— Start —
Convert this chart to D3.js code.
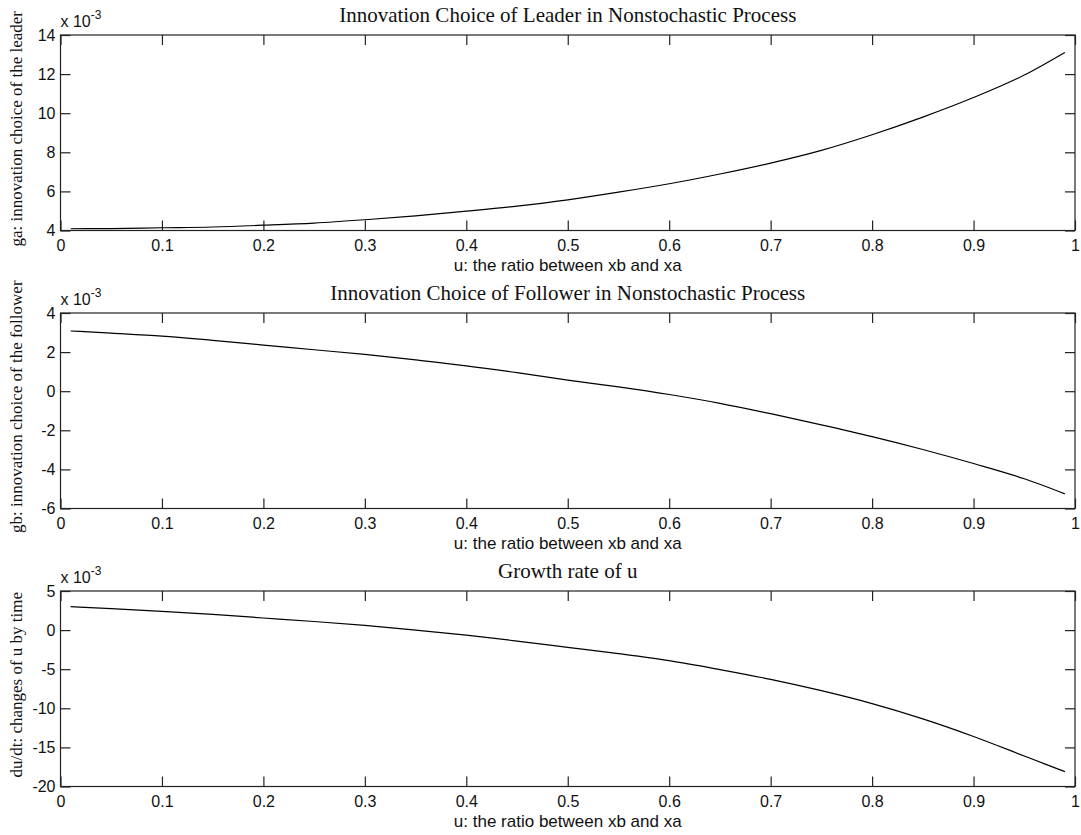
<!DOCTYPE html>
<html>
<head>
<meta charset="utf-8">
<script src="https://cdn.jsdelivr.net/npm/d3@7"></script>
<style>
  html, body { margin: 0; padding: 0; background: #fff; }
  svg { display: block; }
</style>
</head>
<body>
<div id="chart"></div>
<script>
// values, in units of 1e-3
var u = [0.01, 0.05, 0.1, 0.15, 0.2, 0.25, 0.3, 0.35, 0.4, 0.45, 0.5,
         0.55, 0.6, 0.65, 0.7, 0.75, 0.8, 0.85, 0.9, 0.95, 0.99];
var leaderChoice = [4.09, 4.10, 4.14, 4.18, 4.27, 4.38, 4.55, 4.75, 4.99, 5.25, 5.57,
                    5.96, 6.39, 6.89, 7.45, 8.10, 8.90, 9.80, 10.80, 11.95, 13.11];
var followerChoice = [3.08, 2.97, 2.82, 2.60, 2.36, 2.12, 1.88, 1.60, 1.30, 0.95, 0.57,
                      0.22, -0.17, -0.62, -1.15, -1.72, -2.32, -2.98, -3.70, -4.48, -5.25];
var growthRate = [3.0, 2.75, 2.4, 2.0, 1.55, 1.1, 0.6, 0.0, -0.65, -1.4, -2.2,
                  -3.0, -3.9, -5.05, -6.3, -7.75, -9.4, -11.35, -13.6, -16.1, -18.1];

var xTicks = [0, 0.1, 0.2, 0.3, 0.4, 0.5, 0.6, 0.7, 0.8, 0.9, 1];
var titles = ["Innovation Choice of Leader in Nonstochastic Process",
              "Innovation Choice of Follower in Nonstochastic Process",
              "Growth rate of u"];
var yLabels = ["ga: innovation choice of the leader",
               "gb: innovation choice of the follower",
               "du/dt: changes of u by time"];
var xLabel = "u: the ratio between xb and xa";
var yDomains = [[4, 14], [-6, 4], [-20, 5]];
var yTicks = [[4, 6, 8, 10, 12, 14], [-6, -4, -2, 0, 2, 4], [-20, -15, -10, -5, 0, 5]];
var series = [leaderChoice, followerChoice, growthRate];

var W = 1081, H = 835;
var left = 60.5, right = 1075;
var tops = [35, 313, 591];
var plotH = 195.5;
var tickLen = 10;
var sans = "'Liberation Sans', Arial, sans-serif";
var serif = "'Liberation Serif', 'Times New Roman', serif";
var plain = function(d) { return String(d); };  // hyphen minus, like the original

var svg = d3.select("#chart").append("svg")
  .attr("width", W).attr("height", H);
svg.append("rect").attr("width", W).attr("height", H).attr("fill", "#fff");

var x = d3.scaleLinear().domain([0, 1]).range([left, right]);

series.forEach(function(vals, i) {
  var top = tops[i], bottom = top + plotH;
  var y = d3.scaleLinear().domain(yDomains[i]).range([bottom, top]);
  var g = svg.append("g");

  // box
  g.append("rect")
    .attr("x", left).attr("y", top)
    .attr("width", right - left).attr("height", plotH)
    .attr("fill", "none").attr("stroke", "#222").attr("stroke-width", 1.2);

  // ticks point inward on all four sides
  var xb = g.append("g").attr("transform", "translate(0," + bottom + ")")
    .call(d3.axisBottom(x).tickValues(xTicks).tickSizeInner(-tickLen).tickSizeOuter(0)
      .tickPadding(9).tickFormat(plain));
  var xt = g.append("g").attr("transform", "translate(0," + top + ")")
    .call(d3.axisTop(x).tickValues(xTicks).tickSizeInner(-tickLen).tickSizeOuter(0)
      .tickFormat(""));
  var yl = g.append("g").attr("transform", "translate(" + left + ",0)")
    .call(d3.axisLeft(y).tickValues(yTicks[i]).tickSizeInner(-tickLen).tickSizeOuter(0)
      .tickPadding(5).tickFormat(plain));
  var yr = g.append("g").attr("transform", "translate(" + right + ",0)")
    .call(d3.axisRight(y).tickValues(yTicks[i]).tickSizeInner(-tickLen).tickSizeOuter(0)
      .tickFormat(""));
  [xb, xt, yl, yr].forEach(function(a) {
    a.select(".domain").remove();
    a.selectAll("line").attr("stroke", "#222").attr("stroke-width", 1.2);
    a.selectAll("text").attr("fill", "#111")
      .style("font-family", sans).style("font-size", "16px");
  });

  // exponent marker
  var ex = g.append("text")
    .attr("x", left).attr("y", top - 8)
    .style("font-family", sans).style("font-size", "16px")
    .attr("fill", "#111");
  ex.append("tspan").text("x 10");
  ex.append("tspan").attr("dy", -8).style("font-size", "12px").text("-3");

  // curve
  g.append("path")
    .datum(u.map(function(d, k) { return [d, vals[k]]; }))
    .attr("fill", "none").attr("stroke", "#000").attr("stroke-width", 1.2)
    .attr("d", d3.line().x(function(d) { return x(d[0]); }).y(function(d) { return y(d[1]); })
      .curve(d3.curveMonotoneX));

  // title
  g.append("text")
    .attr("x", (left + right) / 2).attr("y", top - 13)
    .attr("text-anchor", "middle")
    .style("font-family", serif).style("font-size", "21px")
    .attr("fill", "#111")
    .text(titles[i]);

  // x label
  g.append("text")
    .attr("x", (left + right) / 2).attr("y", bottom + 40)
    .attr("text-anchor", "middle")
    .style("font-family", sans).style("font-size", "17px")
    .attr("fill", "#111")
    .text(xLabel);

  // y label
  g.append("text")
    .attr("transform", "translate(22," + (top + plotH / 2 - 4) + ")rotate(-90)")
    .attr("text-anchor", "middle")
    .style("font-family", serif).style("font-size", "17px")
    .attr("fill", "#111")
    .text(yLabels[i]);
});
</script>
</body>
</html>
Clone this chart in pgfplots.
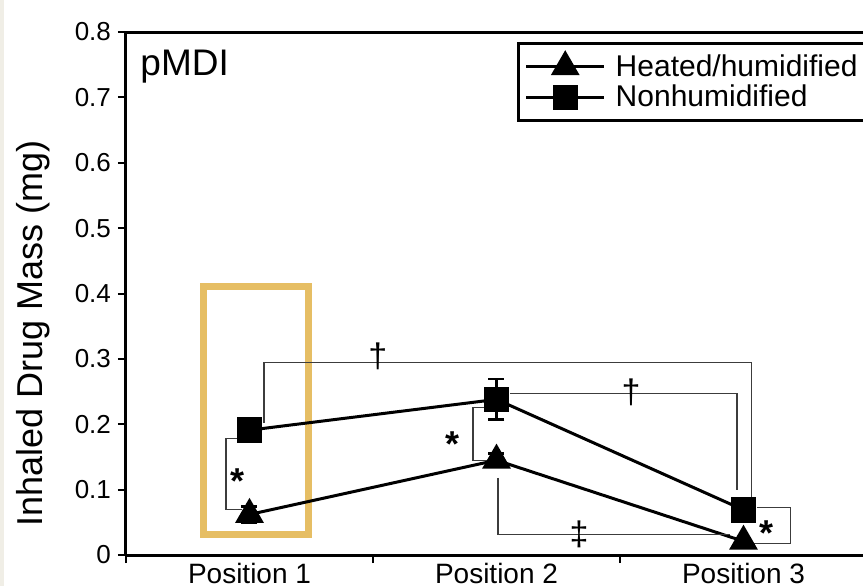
— End —
**Problem to work on:**
Retype all of the entries exactly as written, leaving out any images.

**Result of the task:**
Convert this chart to D3.js code.
<!DOCTYPE html>
<html>
<head>
<meta charset="utf-8">
<script src="https://cdn.jsdelivr.net/npm/d3@7"></script>
<style>
  html, body { margin: 0; padding: 0; background: #fff; }
  svg { display: block; }
</style>
</head>
<body>
<div id="chart"></div>
<script>
// values, in units of 1e-3
var u = [0.01, 0.05, 0.1, 0.15, 0.2, 0.25, 0.3, 0.35, 0.4, 0.45, 0.5,
         0.55, 0.6, 0.65, 0.7, 0.75, 0.8, 0.85, 0.9, 0.95, 0.99];
var leaderChoice = [4.09, 4.10, 4.14, 4.18, 4.27, 4.38, 4.55, 4.75, 4.99, 5.25, 5.57,
                    5.96, 6.39, 6.89, 7.45, 8.10, 8.90, 9.80, 10.80, 11.95, 13.11];
var followerChoice = [3.08, 2.97, 2.82, 2.60, 2.36, 2.12, 1.88, 1.60, 1.30, 0.95, 0.57,
                      0.22, -0.17, -0.62, -1.15, -1.72, -2.32, -2.98, -3.70, -4.48, -5.25];
var growthRate = [3.0, 2.75, 2.4, 2.0, 1.55, 1.1, 0.6, 0.0, -0.65, -1.4, -2.2,
                  -3.0, -3.9, -5.05, -6.3, -7.75, -9.4, -11.35, -13.6, -16.1, -18.1];

var xTicks = [0, 0.1, 0.2, 0.3, 0.4, 0.5, 0.6, 0.7, 0.8, 0.9, 1];
var titles = ["Innovation Choice of Leader in Nonstochastic Process",
              "Innovation Choice of Follower in Nonstochastic Process",
              "Growth rate of u"];
var yLabels = ["ga: innovation choice of the leader",
               "gb: innovation choice of the follower",
               "du/dt: changes of u by time"];
var xLabel = "u: the ratio between xb and xa";
var yDomains = [[4, 14], [-6, 4], [-20, 5]];
var yTicks = [[4, 6, 8, 10, 12, 14], [-6, -4, -2, 0, 2, 4], [-20, -15, -10, -5, 0, 5]];
var series = [leaderChoice, followerChoice, growthRate];

var W = 1081, H = 835;
var left = 60.5, right = 1075;
var tops = [35, 313, 591];
var plotH = 195.5;
var tickLen = 10;
var sans = "'Liberation Sans', Arial, sans-serif";
var serif = "'Liberation Serif', 'Times New Roman', serif";
var plain = function(d) { return String(d); };  // hyphen minus, like the original

var svg = d3.select("#chart").append("svg")
  .attr("width", W).attr("height", H);
svg.append("rect").attr("width", W).attr("height", H).attr("fill", "#fff");

var x = d3.scaleLinear().domain([0, 1]).range([left, right]);

series.forEach(function(vals, i) {
  var top = tops[i], bottom = top + plotH;
  var y = d3.scaleLinear().domain(yDomains[i]).range([bottom, top]);
  var g = svg.append("g");

  // box
  g.append("rect")
    .attr("x", left).attr("y", top)
    .attr("width", right - left).attr("height", plotH)
    .attr("fill", "none").attr("stroke", "#222").attr("stroke-width", 1.2);

  // ticks point inward on all four sides
  var xb = g.append("g").attr("transform", "translate(0," + bottom + ")")
    .call(d3.axisBottom(x).tickValues(xTicks).tickSizeInner(-tickLen).tickSizeOuter(0)
      .tickPadding(9).tickFormat(plain));
  var xt = g.append("g").attr("transform", "translate(0," + top + ")")
    .call(d3.axisTop(x).tickValues(xTicks).tickSizeInner(-tickLen).tickSizeOuter(0)
      .tickFormat(""));
  var yl = g.append("g").attr("transform", "translate(" + left + ",0)")
    .call(d3.axisLeft(y).tickValues(yTicks[i]).tickSizeInner(-tickLen).tickSizeOuter(0)
      .tickPadding(5).tickFormat(plain));
  var yr = g.append("g").attr("transform", "translate(" + right + ",0)")
    .call(d3.axisRight(y).tickValues(yTicks[i]).tickSizeInner(-tickLen).tickSizeOuter(0)
      .tickFormat(""));
  [xb, xt, yl, yr].forEach(function(a) {
    a.select(".domain").remove();
    a.selectAll("line").attr("stroke", "#222").attr("stroke-width", 1.2);
    a.selectAll("text").attr("fill", "#111")
      .style("font-family", sans).style("font-size", "16px");
  });

  // exponent marker
  var ex = g.append("text")
    .attr("x", left).attr("y", top - 8)
    .style("font-family", sans).style("font-size", "16px")
    .attr("fill", "#111");
  ex.append("tspan").text("x 10");
  ex.append("tspan").attr("dy", -8).style("font-size", "12px").text("-3");

  // curve
  g.append("path")
    .datum(u.map(function(d, k) { return [d, vals[k]]; }))
    .attr("fill", "none").attr("stroke", "#000").attr("stroke-width", 1.2)
    .attr("d", d3.line().x(function(d) { return x(d[0]); }).y(function(d) { return y(d[1]); })
      .curve(d3.curveMonotoneX));

  // title
  g.append("text")
    .attr("x", (left + right) / 2).attr("y", top - 13)
    .attr("text-anchor", "middle")
    .style("font-family", serif).style("font-size", "21px")
    .attr("fill", "#111")
    .text(titles[i]);

  // x label
  g.append("text")
    .attr("x", (left + right) / 2).attr("y", bottom + 40)
    .attr("text-anchor", "middle")
    .style("font-family", sans).style("font-size", "17px")
    .attr("fill", "#111")
    .text(xLabel);

  // y label
  g.append("text")
    .attr("transform", "translate(22," + (top + plotH / 2 - 4) + ")rotate(-90)")
    .attr("text-anchor", "middle")
    .style("font-family", serif).style("font-size", "17px")
    .attr("fill", "#111")
    .text(yLabels[i]);
});
</script>
</body>
</html>
Clone this chart in pgfplots.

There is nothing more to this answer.